[Work to do] Transcribe the whole listing below without changing a word, but leave out every image.

[Raw data]
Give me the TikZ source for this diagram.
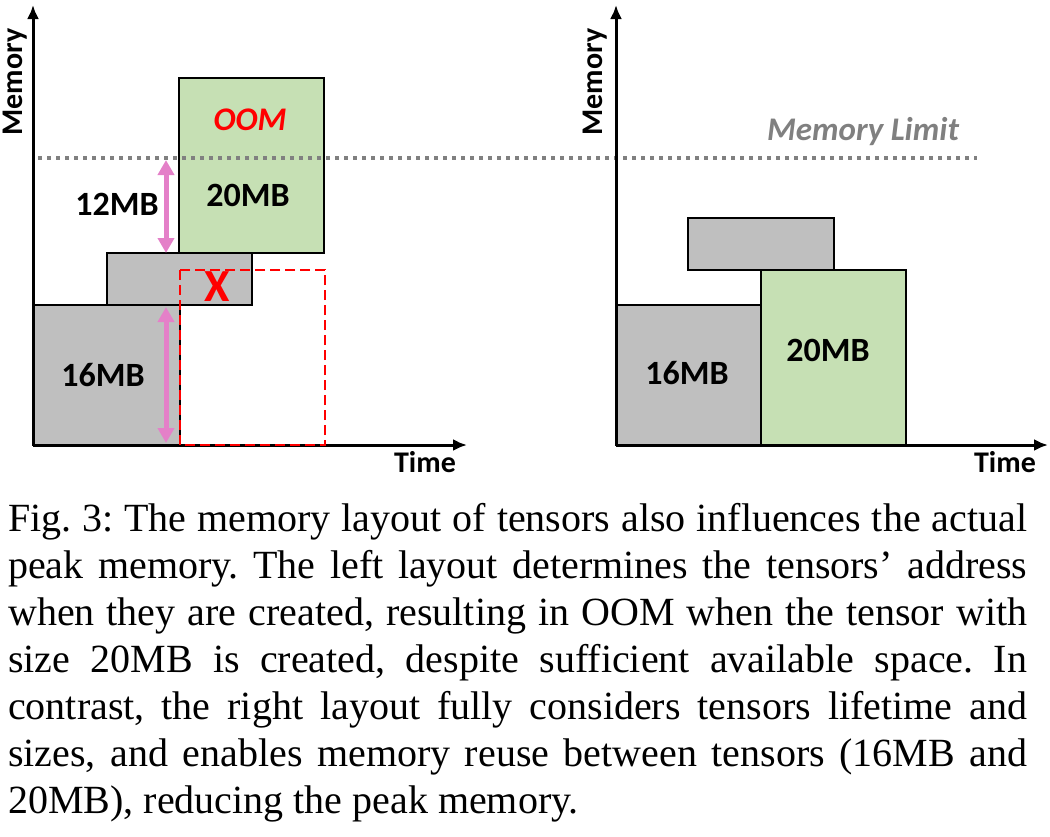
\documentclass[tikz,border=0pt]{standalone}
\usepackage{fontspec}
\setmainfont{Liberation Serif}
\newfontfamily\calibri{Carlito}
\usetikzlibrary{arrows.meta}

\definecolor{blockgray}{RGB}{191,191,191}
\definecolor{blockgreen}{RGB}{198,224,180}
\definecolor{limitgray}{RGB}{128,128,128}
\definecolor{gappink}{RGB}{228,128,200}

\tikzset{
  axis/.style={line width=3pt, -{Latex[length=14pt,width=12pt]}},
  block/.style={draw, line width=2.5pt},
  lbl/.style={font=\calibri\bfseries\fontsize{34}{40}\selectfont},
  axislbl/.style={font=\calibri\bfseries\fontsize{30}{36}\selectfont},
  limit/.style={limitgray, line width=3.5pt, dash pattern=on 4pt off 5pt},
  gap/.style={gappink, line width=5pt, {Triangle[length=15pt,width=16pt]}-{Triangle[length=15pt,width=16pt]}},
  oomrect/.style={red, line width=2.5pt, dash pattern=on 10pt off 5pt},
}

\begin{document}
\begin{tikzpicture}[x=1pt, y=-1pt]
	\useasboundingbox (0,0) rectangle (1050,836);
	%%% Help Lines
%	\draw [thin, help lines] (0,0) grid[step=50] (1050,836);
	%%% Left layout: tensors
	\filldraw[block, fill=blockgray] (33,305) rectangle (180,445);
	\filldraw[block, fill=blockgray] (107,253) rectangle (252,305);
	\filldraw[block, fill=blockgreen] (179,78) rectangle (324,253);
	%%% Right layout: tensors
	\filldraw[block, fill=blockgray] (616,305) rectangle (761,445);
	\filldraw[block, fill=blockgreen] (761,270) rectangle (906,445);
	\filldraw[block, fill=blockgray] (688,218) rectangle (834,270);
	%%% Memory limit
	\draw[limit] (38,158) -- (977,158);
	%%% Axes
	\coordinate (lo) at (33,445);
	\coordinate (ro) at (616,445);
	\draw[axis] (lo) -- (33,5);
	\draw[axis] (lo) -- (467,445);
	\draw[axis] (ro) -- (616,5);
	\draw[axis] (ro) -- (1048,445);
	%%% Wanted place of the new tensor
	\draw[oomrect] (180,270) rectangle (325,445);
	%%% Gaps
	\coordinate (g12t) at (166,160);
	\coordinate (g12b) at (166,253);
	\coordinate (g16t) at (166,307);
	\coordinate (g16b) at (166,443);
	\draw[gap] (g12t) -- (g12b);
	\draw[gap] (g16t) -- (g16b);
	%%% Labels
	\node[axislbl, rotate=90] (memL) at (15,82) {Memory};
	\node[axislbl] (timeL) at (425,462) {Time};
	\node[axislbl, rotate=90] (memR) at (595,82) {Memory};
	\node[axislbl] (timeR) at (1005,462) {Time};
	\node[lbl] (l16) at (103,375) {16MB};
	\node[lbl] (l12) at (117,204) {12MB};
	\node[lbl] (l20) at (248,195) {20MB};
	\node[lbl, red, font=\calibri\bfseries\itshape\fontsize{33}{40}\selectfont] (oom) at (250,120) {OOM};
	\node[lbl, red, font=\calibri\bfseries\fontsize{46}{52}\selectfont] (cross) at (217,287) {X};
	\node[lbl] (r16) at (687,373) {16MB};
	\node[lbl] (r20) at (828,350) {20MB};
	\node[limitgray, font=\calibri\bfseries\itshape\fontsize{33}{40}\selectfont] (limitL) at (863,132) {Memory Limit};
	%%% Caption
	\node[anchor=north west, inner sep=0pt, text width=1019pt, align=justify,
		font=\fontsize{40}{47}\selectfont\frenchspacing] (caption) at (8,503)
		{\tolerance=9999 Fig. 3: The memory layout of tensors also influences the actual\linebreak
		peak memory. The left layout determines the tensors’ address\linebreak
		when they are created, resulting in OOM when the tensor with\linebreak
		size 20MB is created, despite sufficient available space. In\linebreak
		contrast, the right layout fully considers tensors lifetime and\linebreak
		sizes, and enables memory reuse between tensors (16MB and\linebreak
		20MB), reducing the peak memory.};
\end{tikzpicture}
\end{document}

[Task solution]
Give me the TikZ source for this diagram.
\documentclass[tikz,border=0pt]{standalone}
\usepackage{fontspec}
\setmainfont{Liberation Serif}
\newfontfamily\calibri{Carlito}
\usetikzlibrary{arrows.meta}

\definecolor{blockgray}{RGB}{191,191,191}
\definecolor{blockgreen}{RGB}{198,224,180}
\definecolor{limitgray}{RGB}{128,128,128}
\definecolor{gappink}{RGB}{228,128,200}

\tikzset{
  axis/.style={line width=3pt, -{Latex[length=14pt,width=12pt]}},
  block/.style={draw, line width=2.5pt},
  lbl/.style={font=\calibri\bfseries\fontsize{34}{40}\selectfont},
  axislbl/.style={font=\calibri\bfseries\fontsize{30}{36}\selectfont},
  limit/.style={limitgray, line width=3.5pt, dash pattern=on 4pt off 5pt},
  gap/.style={gappink, line width=5pt, {Triangle[length=15pt,width=16pt]}-{Triangle[length=15pt,width=16pt]}},
  oomrect/.style={red, line width=2.5pt, dash pattern=on 10pt off 5pt},
}

\begin{document}
\begin{tikzpicture}[x=1pt, y=-1pt]
	\useasboundingbox (0,0) rectangle (1050,836);
	%%% Help Lines
%	\draw [thin, help lines] (0,0) grid[step=50] (1050,836);
	%%% Left layout: tensors
	\filldraw[block, fill=blockgray] (33,305) rectangle (180,445);
	\filldraw[block, fill=blockgray] (107,253) rectangle (252,305);
	\filldraw[block, fill=blockgreen] (179,78) rectangle (324,253);
	%%% Right layout: tensors
	\filldraw[block, fill=blockgray] (616,305) rectangle (761,445);
	\filldraw[block, fill=blockgreen] (761,270) rectangle (906,445);
	\filldraw[block, fill=blockgray] (688,218) rectangle (834,270);
	%%% Memory limit
	\draw[limit] (38,158) -- (977,158);
	%%% Axes
	\coordinate (lo) at (33,445);
	\coordinate (ro) at (616,445);
	\draw[axis] (lo) -- (33,5);
	\draw[axis] (lo) -- (467,445);
	\draw[axis] (ro) -- (616,5);
	\draw[axis] (ro) -- (1048,445);
	%%% Wanted place of the new tensor
	\draw[oomrect] (180,270) rectangle (325,445);
	%%% Gaps
	\coordinate (g12t) at (166,160);
	\coordinate (g12b) at (166,253);
	\coordinate (g16t) at (166,307);
	\coordinate (g16b) at (166,443);
	\draw[gap] (g12t) -- (g12b);
	\draw[gap] (g16t) -- (g16b);
	%%% Labels
	\node[axislbl, rotate=90] (memL) at (15,82) {Memory};
	\node[axislbl] (timeL) at (425,462) {Time};
	\node[axislbl, rotate=90] (memR) at (595,82) {Memory};
	\node[axislbl] (timeR) at (1005,462) {Time};
	\node[lbl] (l16) at (103,375) {16MB};
	\node[lbl] (l12) at (117,204) {12MB};
	\node[lbl] (l20) at (248,195) {20MB};
	\node[lbl, red, font=\calibri\bfseries\itshape\fontsize{33}{40}\selectfont] (oom) at (250,120) {OOM};
	\node[lbl, red, font=\calibri\bfseries\fontsize{46}{52}\selectfont] (cross) at (217,287) {X};
	\node[lbl] (r16) at (687,373) {16MB};
	\node[lbl] (r20) at (828,350) {20MB};
	\node[limitgray, font=\calibri\bfseries\itshape\fontsize{33}{40}\selectfont] (limitL) at (863,132) {Memory Limit};
	%%% Caption
	\node[anchor=north west, inner sep=0pt, text width=1019pt, align=justify,
		font=\fontsize{40}{47}\selectfont\frenchspacing] (caption) at (8,503)
		{\tolerance=9999 Fig. 3: The memory layout of tensors also influences the actual\linebreak
		peak memory. The left layout determines the tensors’ address\linebreak
		when they are created, resulting in OOM when the tensor with\linebreak
		size 20MB is created, despite sufficient available space. In\linebreak
		contrast, the right layout fully considers tensors lifetime and\linebreak
		sizes, and enables memory reuse between tensors (16MB and\linebreak
		20MB), reducing the peak memory.};
\end{tikzpicture}
\end{document}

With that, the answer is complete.